What is being asked
All of the data should be output character for character, except the pictures.
[start Information provided]
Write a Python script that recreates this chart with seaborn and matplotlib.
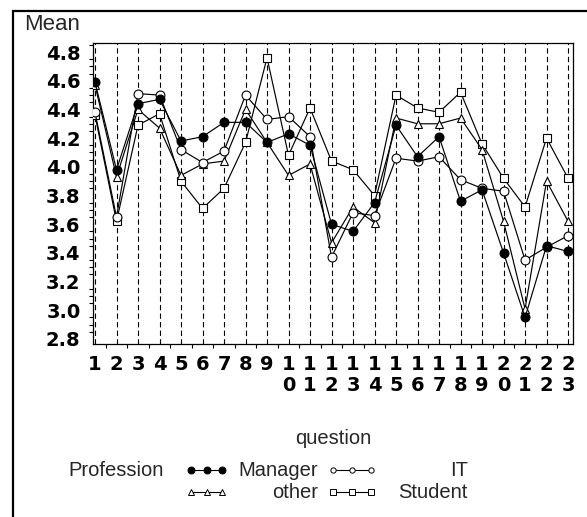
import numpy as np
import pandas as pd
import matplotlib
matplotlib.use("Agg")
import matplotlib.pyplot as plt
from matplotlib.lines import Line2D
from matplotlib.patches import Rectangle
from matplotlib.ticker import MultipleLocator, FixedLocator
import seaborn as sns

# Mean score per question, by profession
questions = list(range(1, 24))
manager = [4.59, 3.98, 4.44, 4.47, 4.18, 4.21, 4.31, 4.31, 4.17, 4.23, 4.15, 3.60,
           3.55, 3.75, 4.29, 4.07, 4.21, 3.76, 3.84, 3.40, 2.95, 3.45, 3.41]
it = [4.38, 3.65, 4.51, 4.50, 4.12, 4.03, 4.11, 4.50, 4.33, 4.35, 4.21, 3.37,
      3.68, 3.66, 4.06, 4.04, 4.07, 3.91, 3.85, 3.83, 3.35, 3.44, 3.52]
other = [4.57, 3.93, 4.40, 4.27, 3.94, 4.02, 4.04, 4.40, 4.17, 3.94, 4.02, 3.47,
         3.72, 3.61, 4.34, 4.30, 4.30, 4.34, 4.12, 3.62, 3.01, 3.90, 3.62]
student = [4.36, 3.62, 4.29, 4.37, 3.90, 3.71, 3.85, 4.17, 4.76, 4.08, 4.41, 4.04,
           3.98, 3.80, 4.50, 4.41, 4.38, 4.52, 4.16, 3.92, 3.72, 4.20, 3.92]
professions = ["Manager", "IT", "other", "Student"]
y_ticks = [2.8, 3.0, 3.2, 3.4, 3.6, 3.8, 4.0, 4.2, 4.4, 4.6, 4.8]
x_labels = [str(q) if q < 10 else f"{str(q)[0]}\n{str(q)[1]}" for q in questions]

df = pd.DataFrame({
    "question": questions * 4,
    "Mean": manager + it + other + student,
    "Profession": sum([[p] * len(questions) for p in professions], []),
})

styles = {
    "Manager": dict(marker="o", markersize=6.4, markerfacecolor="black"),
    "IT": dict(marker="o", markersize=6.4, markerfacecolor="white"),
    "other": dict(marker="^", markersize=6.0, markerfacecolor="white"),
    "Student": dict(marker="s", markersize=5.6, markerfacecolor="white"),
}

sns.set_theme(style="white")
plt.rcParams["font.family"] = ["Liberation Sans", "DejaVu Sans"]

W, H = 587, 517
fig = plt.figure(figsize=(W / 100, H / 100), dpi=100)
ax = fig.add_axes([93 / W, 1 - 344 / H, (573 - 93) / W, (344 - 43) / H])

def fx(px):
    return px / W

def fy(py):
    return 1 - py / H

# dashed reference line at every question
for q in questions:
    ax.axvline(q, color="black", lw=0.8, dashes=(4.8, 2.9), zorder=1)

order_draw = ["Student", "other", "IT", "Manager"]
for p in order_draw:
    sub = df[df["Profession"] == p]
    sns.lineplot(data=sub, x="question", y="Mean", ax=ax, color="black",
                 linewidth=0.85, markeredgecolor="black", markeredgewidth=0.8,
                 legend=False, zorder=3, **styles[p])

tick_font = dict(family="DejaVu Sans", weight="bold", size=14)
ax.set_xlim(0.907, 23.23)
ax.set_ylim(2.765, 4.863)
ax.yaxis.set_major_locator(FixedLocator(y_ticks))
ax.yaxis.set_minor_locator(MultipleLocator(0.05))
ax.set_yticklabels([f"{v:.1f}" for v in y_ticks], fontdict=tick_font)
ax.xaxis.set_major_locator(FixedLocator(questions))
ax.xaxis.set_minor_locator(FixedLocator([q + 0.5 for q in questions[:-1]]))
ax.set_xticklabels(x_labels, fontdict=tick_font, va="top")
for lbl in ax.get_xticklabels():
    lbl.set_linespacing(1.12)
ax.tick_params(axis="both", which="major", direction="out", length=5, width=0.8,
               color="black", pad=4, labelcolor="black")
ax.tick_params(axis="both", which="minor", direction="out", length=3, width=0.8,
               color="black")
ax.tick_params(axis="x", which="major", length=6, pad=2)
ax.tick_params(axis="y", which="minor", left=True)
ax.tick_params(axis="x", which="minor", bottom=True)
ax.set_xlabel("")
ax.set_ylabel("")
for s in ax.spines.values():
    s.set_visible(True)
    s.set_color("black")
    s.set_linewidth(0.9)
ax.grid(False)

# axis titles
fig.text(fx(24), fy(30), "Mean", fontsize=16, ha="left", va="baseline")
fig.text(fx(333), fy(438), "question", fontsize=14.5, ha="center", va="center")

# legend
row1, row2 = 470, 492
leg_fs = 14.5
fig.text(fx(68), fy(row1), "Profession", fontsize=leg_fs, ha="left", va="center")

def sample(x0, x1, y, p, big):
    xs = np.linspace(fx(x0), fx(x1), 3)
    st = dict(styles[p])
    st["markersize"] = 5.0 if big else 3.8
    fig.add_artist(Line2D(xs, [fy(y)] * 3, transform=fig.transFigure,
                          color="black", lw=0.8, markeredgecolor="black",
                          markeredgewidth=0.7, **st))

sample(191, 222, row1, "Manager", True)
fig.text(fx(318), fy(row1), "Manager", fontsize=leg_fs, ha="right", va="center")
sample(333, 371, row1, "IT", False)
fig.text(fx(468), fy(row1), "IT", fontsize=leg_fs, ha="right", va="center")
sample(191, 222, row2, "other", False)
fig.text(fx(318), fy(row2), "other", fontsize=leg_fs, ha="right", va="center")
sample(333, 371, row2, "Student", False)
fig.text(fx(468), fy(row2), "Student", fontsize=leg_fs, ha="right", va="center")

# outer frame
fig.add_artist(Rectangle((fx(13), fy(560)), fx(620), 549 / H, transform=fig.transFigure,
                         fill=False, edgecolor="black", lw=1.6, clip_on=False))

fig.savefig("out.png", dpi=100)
[end Information provided]
Output
Write a Python script that recreates this chart with seaborn and matplotlib.
import numpy as np
import pandas as pd
import matplotlib
matplotlib.use("Agg")
import matplotlib.pyplot as plt
from matplotlib.lines import Line2D
from matplotlib.patches import Rectangle
from matplotlib.ticker import MultipleLocator, FixedLocator
import seaborn as sns

# Mean score per question, by profession
questions = list(range(1, 24))
manager = [4.59, 3.98, 4.44, 4.47, 4.18, 4.21, 4.31, 4.31, 4.17, 4.23, 4.15, 3.60,
           3.55, 3.75, 4.29, 4.07, 4.21, 3.76, 3.84, 3.40, 2.95, 3.45, 3.41]
it = [4.38, 3.65, 4.51, 4.50, 4.12, 4.03, 4.11, 4.50, 4.33, 4.35, 4.21, 3.37,
      3.68, 3.66, 4.06, 4.04, 4.07, 3.91, 3.85, 3.83, 3.35, 3.44, 3.52]
other = [4.57, 3.93, 4.40, 4.27, 3.94, 4.02, 4.04, 4.40, 4.17, 3.94, 4.02, 3.47,
         3.72, 3.61, 4.34, 4.30, 4.30, 4.34, 4.12, 3.62, 3.01, 3.90, 3.62]
student = [4.36, 3.62, 4.29, 4.37, 3.90, 3.71, 3.85, 4.17, 4.76, 4.08, 4.41, 4.04,
           3.98, 3.80, 4.50, 4.41, 4.38, 4.52, 4.16, 3.92, 3.72, 4.20, 3.92]
professions = ["Manager", "IT", "other", "Student"]
y_ticks = [2.8, 3.0, 3.2, 3.4, 3.6, 3.8, 4.0, 4.2, 4.4, 4.6, 4.8]
x_labels = [str(q) if q < 10 else f"{str(q)[0]}\n{str(q)[1]}" for q in questions]

df = pd.DataFrame({
    "question": questions * 4,
    "Mean": manager + it + other + student,
    "Profession": sum([[p] * len(questions) for p in professions], []),
})

styles = {
    "Manager": dict(marker="o", markersize=6.4, markerfacecolor="black"),
    "IT": dict(marker="o", markersize=6.4, markerfacecolor="white"),
    "other": dict(marker="^", markersize=6.0, markerfacecolor="white"),
    "Student": dict(marker="s", markersize=5.6, markerfacecolor="white"),
}

sns.set_theme(style="white")
plt.rcParams["font.family"] = ["Liberation Sans", "DejaVu Sans"]

W, H = 587, 517
fig = plt.figure(figsize=(W / 100, H / 100), dpi=100)
ax = fig.add_axes([93 / W, 1 - 344 / H, (573 - 93) / W, (344 - 43) / H])

def fx(px):
    return px / W

def fy(py):
    return 1 - py / H

# dashed reference line at every question
for q in questions:
    ax.axvline(q, color="black", lw=0.8, dashes=(4.8, 2.9), zorder=1)

order_draw = ["Student", "other", "IT", "Manager"]
for p in order_draw:
    sub = df[df["Profession"] == p]
    sns.lineplot(data=sub, x="question", y="Mean", ax=ax, color="black",
                 linewidth=0.85, markeredgecolor="black", markeredgewidth=0.8,
                 legend=False, zorder=3, **styles[p])

tick_font = dict(family="DejaVu Sans", weight="bold", size=14)
ax.set_xlim(0.907, 23.23)
ax.set_ylim(2.765, 4.863)
ax.yaxis.set_major_locator(FixedLocator(y_ticks))
ax.yaxis.set_minor_locator(MultipleLocator(0.05))
ax.set_yticklabels([f"{v:.1f}" for v in y_ticks], fontdict=tick_font)
ax.xaxis.set_major_locator(FixedLocator(questions))
ax.xaxis.set_minor_locator(FixedLocator([q + 0.5 for q in questions[:-1]]))
ax.set_xticklabels(x_labels, fontdict=tick_font, va="top")
for lbl in ax.get_xticklabels():
    lbl.set_linespacing(1.12)
ax.tick_params(axis="both", which="major", direction="out", length=5, width=0.8,
               color="black", pad=4, labelcolor="black")
ax.tick_params(axis="both", which="minor", direction="out", length=3, width=0.8,
               color="black")
ax.tick_params(axis="x", which="major", length=6, pad=2)
ax.tick_params(axis="y", which="minor", left=True)
ax.tick_params(axis="x", which="minor", bottom=True)
ax.set_xlabel("")
ax.set_ylabel("")
for s in ax.spines.values():
    s.set_visible(True)
    s.set_color("black")
    s.set_linewidth(0.9)
ax.grid(False)

# axis titles
fig.text(fx(24), fy(30), "Mean", fontsize=16, ha="left", va="baseline")
fig.text(fx(333), fy(438), "question", fontsize=14.5, ha="center", va="center")

# legend
row1, row2 = 470, 492
leg_fs = 14.5
fig.text(fx(68), fy(row1), "Profession", fontsize=leg_fs, ha="left", va="center")

def sample(x0, x1, y, p, big):
    xs = np.linspace(fx(x0), fx(x1), 3)
    st = dict(styles[p])
    st["markersize"] = 5.0 if big else 3.8
    fig.add_artist(Line2D(xs, [fy(y)] * 3, transform=fig.transFigure,
                          color="black", lw=0.8, markeredgecolor="black",
                          markeredgewidth=0.7, **st))

sample(191, 222, row1, "Manager", True)
fig.text(fx(318), fy(row1), "Manager", fontsize=leg_fs, ha="right", va="center")
sample(333, 371, row1, "IT", False)
fig.text(fx(468), fy(row1), "IT", fontsize=leg_fs, ha="right", va="center")
sample(191, 222, row2, "other", False)
fig.text(fx(318), fy(row2), "other", fontsize=leg_fs, ha="right", va="center")
sample(333, 371, row2, "Student", False)
fig.text(fx(468), fy(row2), "Student", fontsize=leg_fs, ha="right", va="center")

# outer frame
fig.add_artist(Rectangle((fx(13), fy(560)), fx(620), 549 / H, transform=fig.transFigure,
                         fill=False, edgecolor="black", lw=1.6, clip_on=False))

fig.savefig("out.png", dpi=100)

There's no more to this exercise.